Ceramic Coating Aftercare

How to Maintain Your Ceramic Coating

1. Purchase 1-2 drying towels, plush towels, a bucket with a grit guard, rinseless soap, and about 3 gallons of distilled water.

2. Put 2-3 gallons of distilled water in your bucket along with equal parts (2-3) cap fulls of your Rinseless soap.

3. Throw in about 3-4 plush wash media into your bucket.

4. Avoid washing your car in direct sunlight, do it in the morning before the sun rises or in the evening when the sun’s going down.

5. Begin by rinsing the vehicle thoroughly. The goal is to rinse all big debris off the paint before we do our contact wash.

6. Squeeze out your soaked plush towel about 50%, fold it NEATLY into a square. This will effectively give you 8 clean sides of the towel to flip through as you wash the car.

7. Begin washing the vehicle, panel by panel, starting with half of the hood, half of the windshield, half of the roof, half of the rear windshield, half of the trunk lid, then do the other top side, working your way to the front fender, ALWAYS working from the TOP to the BOTTOM. Flip to a CLEAN side of the plush towel every panel.

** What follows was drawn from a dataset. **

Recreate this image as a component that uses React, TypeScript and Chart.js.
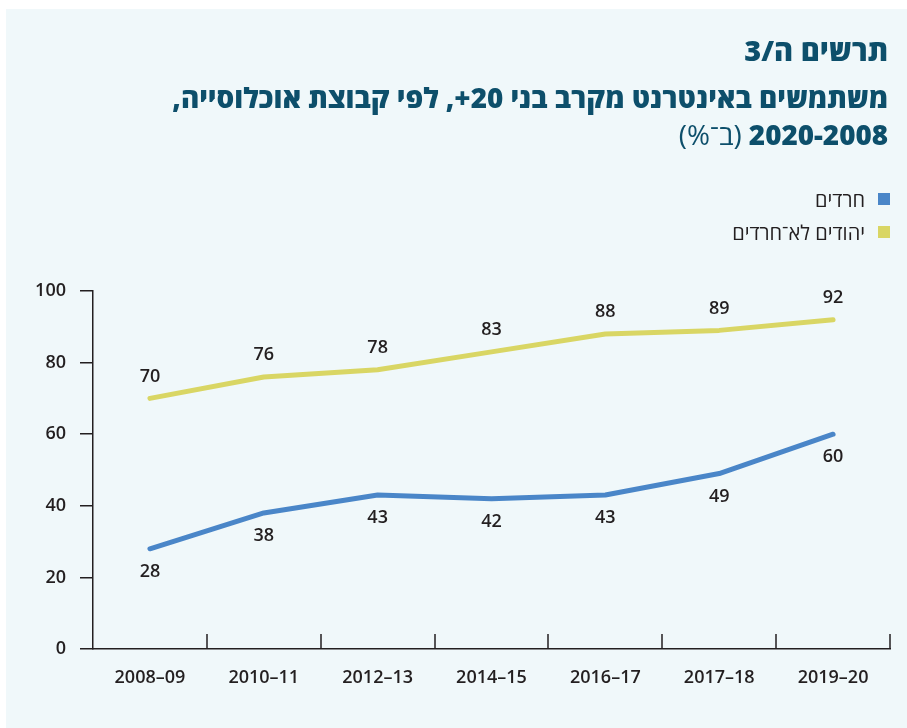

This is why we have multiple towels in the bucket.

8. Once you’re done with the contact wash, reactivate the surface by wetting it with a new plush soaked towel and then dry that area or you can spritz the surface with a spray bottle of the same rinseless solution in the bucket.

9. Do this around the entire vehicle copying the same patterns and directions you initially washed the vehicle until the vehicle is clean.

10. You can clean the rims and wheels the same exact way, but the towels you use for the wheels can never touch the paint again as they will be soiled and you run the risk of scratching the paint with them.

**Important:

• Clean your microfibers separately, never mix wheel microfibers with paint microfibers

• Use “Free & Clear” laundry detergent, wash on cold, dry on low

• NEVER take your car through a brush car wash, touchless car washes are fine for in-between contact washes.